In an earlier blog on why the approach to admin access needed to change, I touched on the point that user identity had become the new security boundary. This change is largely due to the dramatic effect cloud computing has had on how we interface with our technology services.
For a security environment where authentication is based upon a user’s identity to work, we need to be absolutely sure that an access request is coming from who it claims to be from, regardless of where that user may be working, and that only the required access is given. Sounds easy, right?
Well, it’s definitely getting easier. Cloud-based identity management systems have to be secure by design. To achieve that, these systems are designed with a fundamental ‘Zero-Trust’ assumption that every access request could potentially be a bad actor pretending to be a legitimate user. And this approach to authentication is already widely used in some of the most popular cloud services.

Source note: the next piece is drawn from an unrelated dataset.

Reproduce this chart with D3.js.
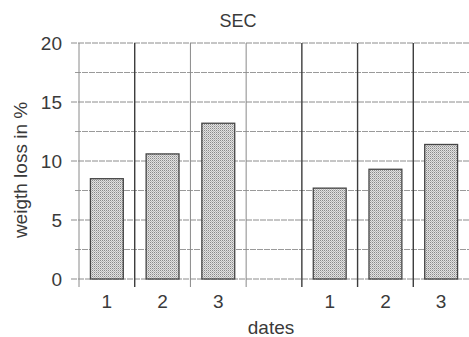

SaaS services, like Microsoft 365, already use a wide number of identify-based services to authenticate and provide access, such as multifactor authentication (MFA), just in time access (JIT), just enough access (JEA), privileged identity management (PIM), conditional access and Defender for Identity… the list is very long and quite distinguished. There are very good articles on Zero Trust out there but this recent article from Microsoft on what Zero Trust is, provides a great place to start.
In that article, Microsoft goes on to describe Zero-Trust as a security strategy, not a product or service, but an approach to designing and implementing the following set of security principles:
- Verify explicitly
- Use least privilege access
- Assume breach
When we introduce hybrid identity management systems, things get a little more difficult. We can still use the aforementioned technologies for cloud services but we are limited to the preventative actions we can take due to Active Directory being the master provider for on-premise identity management.
There are many other Zero Trust technologies available to on-premise and hybrid environments like Zscaler ZIA and ZPA, but I want to continue to draw the spotlight on user identities and how we may see them play a larger role in on-premise infrastructure.
The Active Directory Connect service has come a long way in the past few years and we now can offer a self-service password reset functionality even in hybrid environments, but this has not been enough for many enterprises so they have had to introduce additional identity products and by nature additional expense to close the gap.
That said, there is light at the end of the tunnel for on-premise and hybrid environments. This recent article from Microsoft outlines a new approach and direction its Microsoft Defender service is taking to detect and respond to potential identity breaches.
What I am most excited to see is the investment Microsoft is making into extending their best of breed response actions back to the on-premise world. We can see now how these technologies will be integrated into Active Directory where I believe there is currently the most risk. I am also happy to see that Microsoft 365 MFA is coming to Active Directory identities and look forward to seeing how Modern Work providers continue to adapt to the Zero Trust approach to security.